Puntenney v. Iowa Utilities Bd., 17-0423
|United States State Supreme Court of Iowa
|KEITH PUNTENNEY; LAVERNE I. JOHNSON; RICHARD R. LAMB, Trustee of the Richard R. Lamb Revocable Trust; MARIAN D. JOHNSON by her Agent VERDELL JOHNSON, NORTHWEST IOWA LANDOWNERS ASSOCIATION; IOWA FARMLAND OWNERS ASSOCIATION, INC.; and the SIERRA CLUB IOWA CHAPTER, Appellants, and HICKENBOTTOM EXPERIMENTAL FARMS, INC. and PRENDERGAST ENTERPRISES, INC, Petitioners, v. IOWA UTILITIES BOARD, A Division of the Department of Commerce, State of Iowa, Appellee, and OFFICE OF CONSUMER ADVOCATE and THE MAIN COALITION, Intervenors-Appellees, and DAKOTA ACCESS, LLC, Appellee.
|31 May 2019
Appeal from the Iowa District Court for Polk County, Jeffrey D. Farrell, Judge.

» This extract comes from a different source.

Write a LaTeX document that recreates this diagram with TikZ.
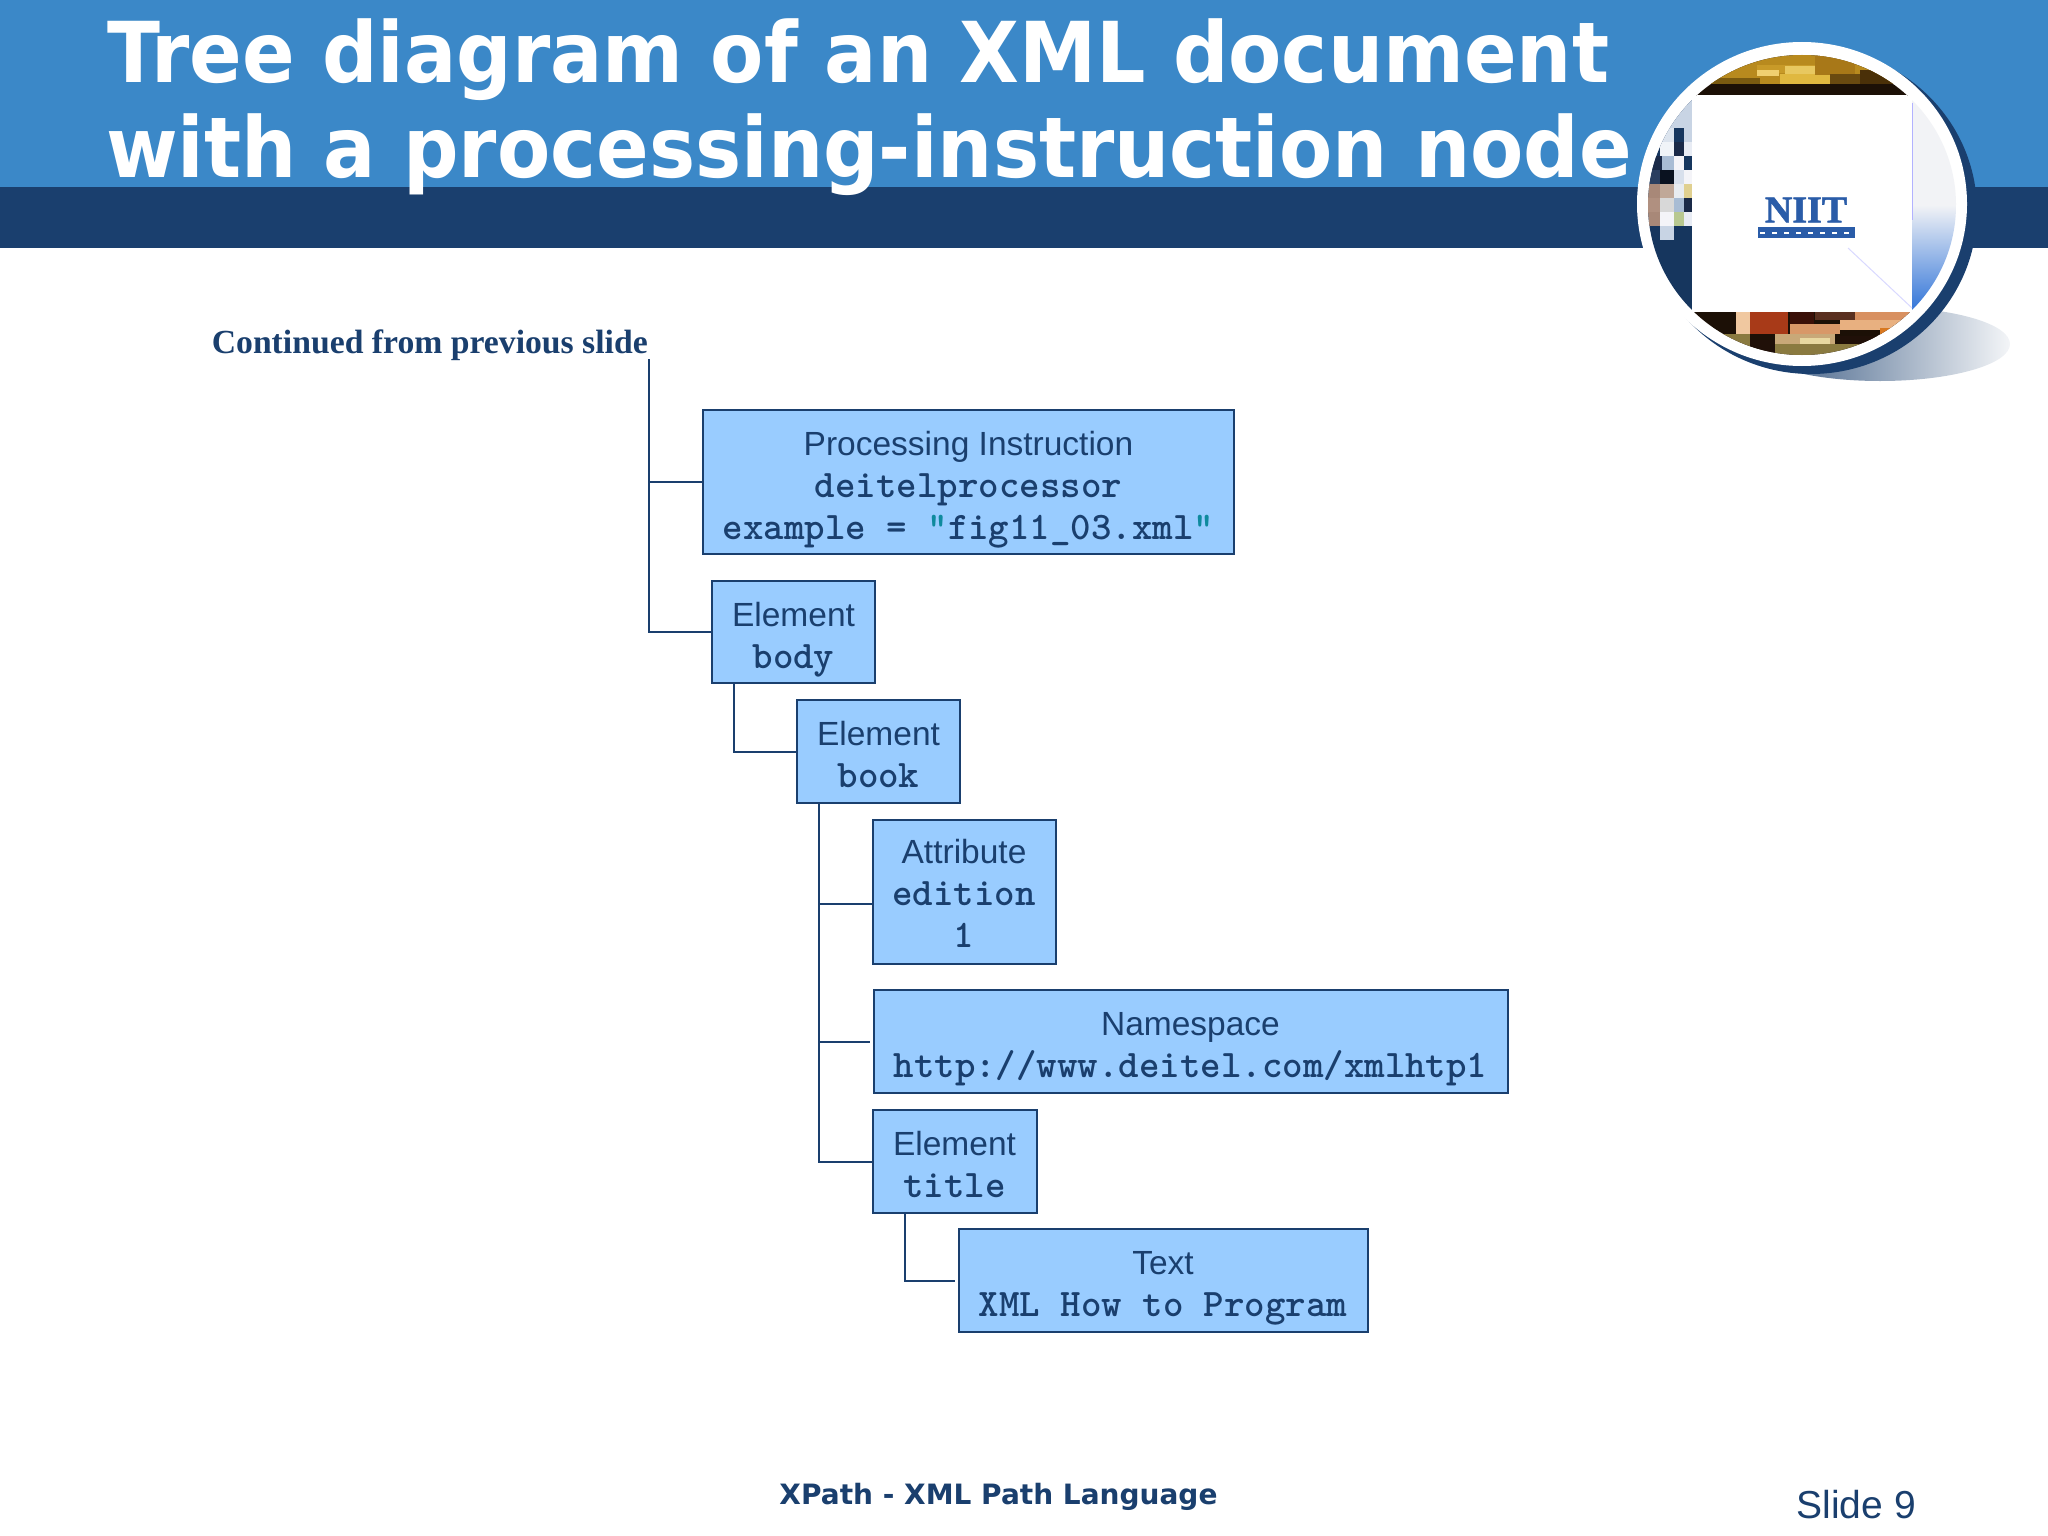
\documentclass[tikz,border=0pt]{standalone}
\usepackage{fontspec}
\setmainfont{Liberation Sans}
\newfontfamily\headfont{DejaVu Sans}
\newfontfamily\bigheadfont[FakeStretch=0.924]{DejaVu Sans}
\newfontfamily\notefont{Liberation Serif}
\definecolor{slideblue}{HTML}{3B88C8}
\definecolor{slidenavy}{HTML}{1A3F6E}
\definecolor{boxblue}{HTML}{99CCFF}
\definecolor{quoteteal}{HTML}{0E8A9E}
\definecolor{logoblue}{HTML}{2A5CA8}
\newcommand{\code}[1]{{\ttfamily\bfseries\addfontfeature{FakeBold=0.8}\fontsize{39}{42}\selectfont #1}}
\newcommand{\pad}[1]{\rule{0pt}{#1pt}}
\newcommand{\pixel}[5]{\definecolor{pixcol}{HTML}{#5}\fill[pixcol] (#1,#2) rectangle ++(#3,#4);}
\tikzset{
  infobox/.style={draw=slidenavy, fill=boxblue, line width=2pt, text=slidenavy,
                  inner sep=0pt, align=center, font=\fontsize{33.5}{42}\selectfont},
  branch/.style={draw=slidenavy, line width=2pt},
  headline/.style={anchor=base west, text=white, inner sep=0pt,
                   font=\bigheadfont\bfseries\fontsize{84}{96}\selectfont}
}

\begin{document}
\begin{tikzpicture}[x=1pt,y=-1pt]
\useasboundingbox (0,0) rectangle (2048,1536);

% the header
\fill[slideblue] (0,0) rectangle (2048,187);
\fill[slidenavy] (0,187) rectangle (2048,248);
\node[headline] (titleone) at (107,83) {Tree diagram of an XML document};
\node[headline] (titletwo) at (106,178) {with a processing-instruction node};

% the round picture
\shade[left color=slidenavy!90,right color=slidenavy!5]
      (1880,344) ellipse[x radius=130,y radius=37];
\fill[slidenavy] (1811,211) ellipse[x radius=166,y radius=163];
\fill[white] (1802,204) ellipse[x radius=165,y radius=162];
\begin{scope}
  \clip (1802,205) ellipse[x radius=154,y radius=150];
  % gold strip
  \pixel{1640}{50}{320}{46}{1C1006}
  \foreach \px/\py/\pw/\ph/\pcol in {1700/50/205/34/B88A1E,1757/65/58/8/C89A28,
      1757/70/22/6/F0D070,1785/66/56/8/E8C860,1780/74/50/10/E0B840,1815/55/40/20/A87818,
      1830/74/30/10/6A4A10,1860/70/50/14/4A3008,1710/78/50/6/7A5A10,1875/62/30/8/C09828}
    {\pixel{\px}{\py}{\pw}{\ph}{\pcol}}
  % dark blue at the left
  \pixel{1640}{95}{52}{225}{16365E}
  \pixel{1668}{100}{24}{28}{C8D4E4}
  \foreach \px/\py/\pcol in {1660/128/DCE4EE,1674/128/16365E,1684/128/C8D4E4,
      1660/142/F0F4F8,1674/142/1A2A48,1684/142/E8ECF4,
      1652/156/1A2A48,1662/156/A8BCD4,1674/156/F4F4F8,1684/156/16365E,
      1648/170/2A3F60,1660/170/0A1220,1674/170/D8E0EC,1684/170/F4F4F8,
      1648/184/A88878,1660/184/C0A898,1674/184/E8ECF0,1684/184/E0D090,
      1648/198/B09080,1660/198/D8D8D8,1674/198/A8BCD4,1684/198/1A2A48,
      1648/212/A88878,1660/212/F4F4F8,1674/212/B8C890,1684/212/E8ECF4,
      1660/226/C8D4E4,1674/226/16365E}
    {\pixel{\px}{\py}{14}{14}{\pcol}}
  % pale blue at the right
  \definecolor{paleedge}{HTML}{F2F3F6}
  \definecolor{edgeblue}{HTML}{2F73D8}
  \fill[paleedge] (1912,95) rectangle (1960,205);
  \shade[top color=paleedge,bottom color=edgeblue] (1912,205) rectangle (1960,312);
  \draw[blue!30!white,line width=3pt] (1911,103) -- (1911,220);
  % the bottom strip
  \pixel{1640}{312}{320}{45}{1C1006}
  \foreach \px/\py/\pw/\ph/\pcol in {1736/312/14/22/F0C8A0,1750/312/38/22/A83A18,
      1790/312/24/12/3A1008,1815/312/40/8/5A3020,1855/312/60/8/D89060,
      1790/324/50/10/D89868,1840/320/70/10/E8B080,1880/328/30/8/D87820,
      1700/334/50/24/8A7A40,1750/340/25/14/201008,1775/334/60/10/C8A878,
      1775/344/140/14/8A7A40,1800/338/30/6/E8D8A0,1840/336/60/8/201008}
    {\pixel{\px}{\py}{\pw}{\ph}{\pcol}}
  % the white sheet
  \fill[white] (1692,95) rectangle (1912,312);
  \draw[blue!15!white,line width=1pt] (1848,248) -- (1912,308);
\end{scope}
\node[text=logoblue,inner sep=0pt,font=\notefont\bfseries\addfontfeature{FakeBold=1.5}\fontsize{38}{40}\selectfont]
      (logo) at (1806,210) {NIIT};
\fill[logoblue] (1758,227) rectangle (1855,238);
\draw[white,line width=2pt,dash pattern=on 5pt off 7pt] (1760,233) -- (1853,233);

% the boxes
\node[infobox,minimum width=531pt,minimum height=144pt] (pi) at (968.5,482)
     {\pad{40}Processing Instruction\\ \code{deitelprocessor}\\
      \code{example = \textcolor{quoteteal}{"}fig11\_03.xml\textcolor{quoteteal}{"}}};
\node[infobox,minimum width=163pt,minimum height=102pt] (body) at (793.5,632)
     {\pad{40}Element\\ \code{body}};
\node[infobox,minimum width=163pt,minimum height=103pt] (book) at (878.5,751.5)
     {\pad{30}Element\\ \code{book}};
\node[infobox,minimum width=183pt,minimum height=144pt] (edition) at (964,892)
     {\pad{27}Attribute\\ \code{edition}\\ \code{1}};
\node[infobox,minimum width=634pt,minimum height=103pt] (space) at (1190.5,1041.5)
     {\pad{39}Namespace\\ \code{http://www.deitel.com/xmlhtp1}};
\node[infobox,minimum width=164pt,minimum height=103pt] (title) at (954.5,1161.5)
     {\pad{30}Element\\ \code{title}};
\node[infobox,minimum width=409pt,minimum height=103pt] (text) at (1163,1280.5)
     {\pad{39}Text\\ \code{XML How to Program}};

% the labels
\node[anchor=base east,inner sep=0pt,text=slidenavy,font=\notefont\bfseries\fontsize{33.7}{40}\selectfont]
     (continued) at (648,353) {Continued from previous slide};
\node[anchor=base,inner sep=0pt,text=slidenavy,font=\headfont\bfseries\fontsize{28}{34}\selectfont]
     (footer) at (998.5,1504) {XPath - XML Path Language};
\node[anchor=base east,inner sep=0pt,text=slidenavy,font=\fontsize{39}{44}\selectfont]
     (slideno) at (1916,1518) {Slide 9};

% the connectors
\coordinate (rootline) at (649,359);
\coordinate (bodyline) at ([xshift=23pt]body.south west);
\coordinate (bookline) at ([xshift=23pt]book.south west);
\coordinate (titleline) at ([xshift=33pt]title.south west);
\draw[branch] (rootline) |- (body.west);
\draw[branch] (rootline |- pi.west) -- (pi.west);
\draw[branch] (bodyline) |- (book.west);
\draw[branch] (bookline) |- (title.west);
\draw[branch] (bookline |- edition.west) ++(0,12) -- ++(53,0);
\draw[branch] (bookline |- space.west) -- ([xshift=-3pt]space.west);
\draw[branch] (titleline) |- ([xshift=-3pt]text.west);
\end{tikzpicture}
\end{document}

Landowners appeal a district court decision denying a petition for judicial review of a decision by the Iowa Utilities Board authorizing a company to use eminent domain to build a crude oil pipeline. AFFIRMED.
William E. Hanigan and Jason R. Lawrence of Davis, Brown, Koehn, Shors & Roberts, P.C., Des Moines, for appellants Richard R. Lamb; Marian D. Johnson by Agent, Verdell Johnson; Northwest Iowa Landowners Association; and Iowa Farmland Owners Association, Inc.
Wallace L. Taylor of Law Offices of Wallace L. Taylor, Cedar Rapids, for appellants Keith Puntenney, LaVerne I. Johnson, and Sierra Club Iowa Chapter.
Bret A. Dublinske and Brant M. Leonard of Fredrikson & Byron, P.A., Des Moines, for appellee Dakota Access, LLC.
David J. Lynch (until withdrawal), Cecil I. Wright II, and Benjamin J. Flickinger, Des Moines, for appellee Iowa Utilities Board.
Mark R. Schuling and John S. Long, Des Moines, for intervenor-appellee Office of Consumer Advocate.
Matthew C. McDermott and Espnola F. Cartmill of Belin McCormick, P.C., Des Moines, for intervenor-appellee The Main Coalition.
David Bookbinder, Washington, D.C., and Scott L. Long of Long & Gilliam, Des Moines, for amicus curiae Niskanen Center.
The Bakken Oil Field has made North Dakota the second leading oil-producing state in our country. Almost all of America's oil-refining capacity, however, is located elsewhere in the nation. For this reason, an underground crude oil pipeline was proposed that would run from western North Dakota across South Dakota and Iowa to an oil transportation hub in southern Illinois. Following a lengthy administrative proceeding, the Iowa Utilities Board (IUB) approved the construction of this pipeline in Iowa and approved the use of eminent domain where necessary to condemn easements along the pipeline route.
Several landowners and an environmental organization sought judicial review. They contended the pipeline did not serve the "public convenience and necessity" as required by law, see Iowa Code § 479B.9 (2016); did not meet the statutory standard required for a taking of agricultural land, see id. §§ 6A.21(1)(c), .22(1); and did not meet the constitutional definition of "public use" set forth in article I, section 18 of the Iowa Constitution and the Fifth Amendment to the United States Constitution. Two of the landowners also raised claims personal to them. The district court denied the petitions for judicial review, and the petitioners have appealed.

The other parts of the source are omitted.